I salvaged a transformer from a brazilian brand audio system (7 Cd player, tape deck, tuner) popular here in the 90´s.

There are 5 pins on the primary and 9 pins on the secondary. I´m wondering if anyone can help me understand how how the primary should be hooked up to at 110v.

Below are pics of the actual transformer and the schematics of the sound system it belongs to.

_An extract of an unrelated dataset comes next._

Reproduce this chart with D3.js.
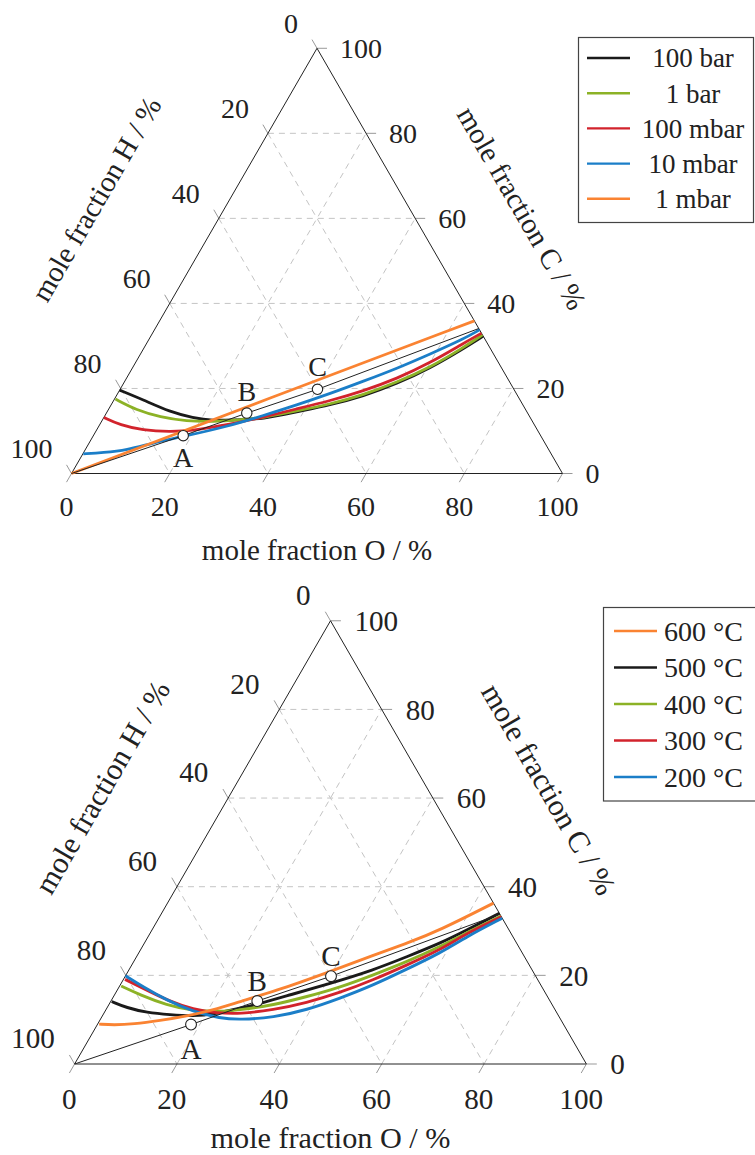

I´d appreciate any input on this as I can´t understand why of the 5 pins on the primary.

Thanks.










stringsthings


petemoore

  NOt to be a nay-sayer, just sayin' I have iron like that, and it was passed over for simpler taps.
  The way I do 'em is start with a 'wimpy' voltage, easy enough to get a good reading with, 2vAC from a wall wart is nice.
  8x11 piece of paper, and a pen...
  Start testing for coils, grab two wires, try the 'beep' mode [sometimes the very low resistance will beep the DMM], otherwise write down when you get some form of connectivity between two wires, and the ohmage [fancy meter helps to show ohmage differences between the very low ohm coils].
  So you you have ID'd some primary coils.
  Read all about transformer impedance ratios, also the voltage ratios [what we can work with easily, what you're looking for is a voltage conversion.
  Make sure no two secondary wires touch [I use a cardboard and tape the wires along the strip to keep 'em separated, recommended for this one].
  Measure the taps of the secondary [helps if you ID them coils as you did in the primary].
  Look for a voltage you can use...oh...you'll have to multiply, figure out what your AC test-wimp voltage is, say it's 2vac, you're starting with 120vac [I guess] so 2 is to 120 as...60x bigger.
  Take a voltage you see at the secondary x60, there's what you'll be getting if you put 120 on the primary.
  All that said, start with a transformer you know will work and is simple to figure out, current rating of course is another criterion, Hard to say with all those taps what's going on...
  Perhaps I'll learn something here too, but I believe I'll still prefer using 'easy iron' like with 2 wires coming out each side, or the secondary taps I need/know what they are current/voltage wise, that the ratings will perform in the application.
Convention creates following, following creates convention.